Censorship: Computer games lose out
by admin , under Features, The Magazine, Web Exclusives

House of the Dead: Overkill
By Josh Jennings
POV zombie shoot-em-up video game House of the Dead: Overkill, bears the distinction of using the most f-bombs in gaming history, according to the Guinness World Records. Pick up the controller, spend five minutes getting trigger-happy on the relentless flock of zombies mobbing your screen and just see if you don’t wind up cursing like an NWA rapper with PMS.
That Overkill is classified suitable for the 15-plus market in Australia (while being restricted to 18-year-olds in the Unites States in Britain) might seem like good news for the Australian gamer kids who have just turned 15, but not everybody in Australia is chuffed with the current censorship laws. Under these laws, the adult population is forbidden access to games such as Leisure Suit Larry: Magna Cum Laude (a T&A extravaganza, featuring a slew of perky animated characters and Benny Hill-esque shenanigans).
While the intent behind banning R18+ games is to protect minors from getting their paws on the wrong content (note: refer to Overkill as case in point that it doesn’t), critics argue that the system denies adults their freedom to choose, raising the question: Does Australia need to re-think its censorship laws for video games?

A Larry babe you didn't get to see...
Tom Crago, president of the Game Developers Association of Australia, is adamant that it does. “The law needs to be changed to protect the freedom to choose,” says Mr Crago.
“It is a travesty that Australian adults are denied that right at present. Anyone with a counter view is by definition an advocate of hardline censorship. Of course, there are plenty among our community who do advocate such censorship—the religious right spring readily to mind. But that type of censorship has no place in a country like Australia.”
In 1993, the Select Committee on Community Standards Relevant to the Supply of Services Utilising Electronic Technologies released a Report on Video and Computer Games and Classification Issues and its recommendation that material classified R18+ or X be banned, and MA15+ be the highest classification, was implemented.

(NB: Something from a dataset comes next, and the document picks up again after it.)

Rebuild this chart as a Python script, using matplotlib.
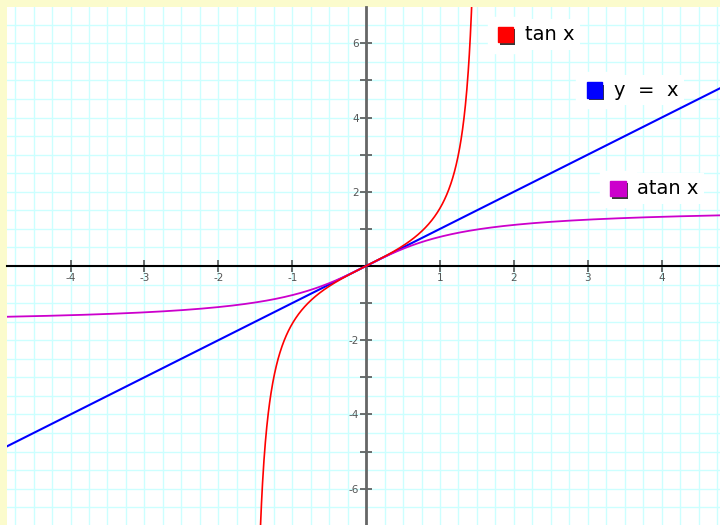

Then-chief censor at the Office of Film & Literature Classification, John Dickie, reported to the committee that the OFLC consulted with behavioural experts and researchers for insights into the possible effects video games have on children who play them, but they were unable to uncover any specific information in that field.
Deputy chief censor, David Haines, added that such studies would be futile thanks to rapid technological advances in the gaming industry and the subsequent problems of studying causal effects. The frequently contradictory findings into the effects of television mirrored the problems with examining the effects of video games. The OFLC’s stance was that research into causal links between watching violent material and committing violent acts was pointless due to the possibility of so many other competing causal factors.
The Committee’s belief, in spite of this, was that anecdotal evidence from police and public prosecutions of a linkage was adequate proof enough that “the community can not fail to act to control a situation which has the very real potential, even if statistically inconclusive, to affect young people.”
So what should we be more concerned about: the threat that R18+ video games pose to minors or the threat the prohibition of these video games poses to the civil liberties of consenting and responsible adults?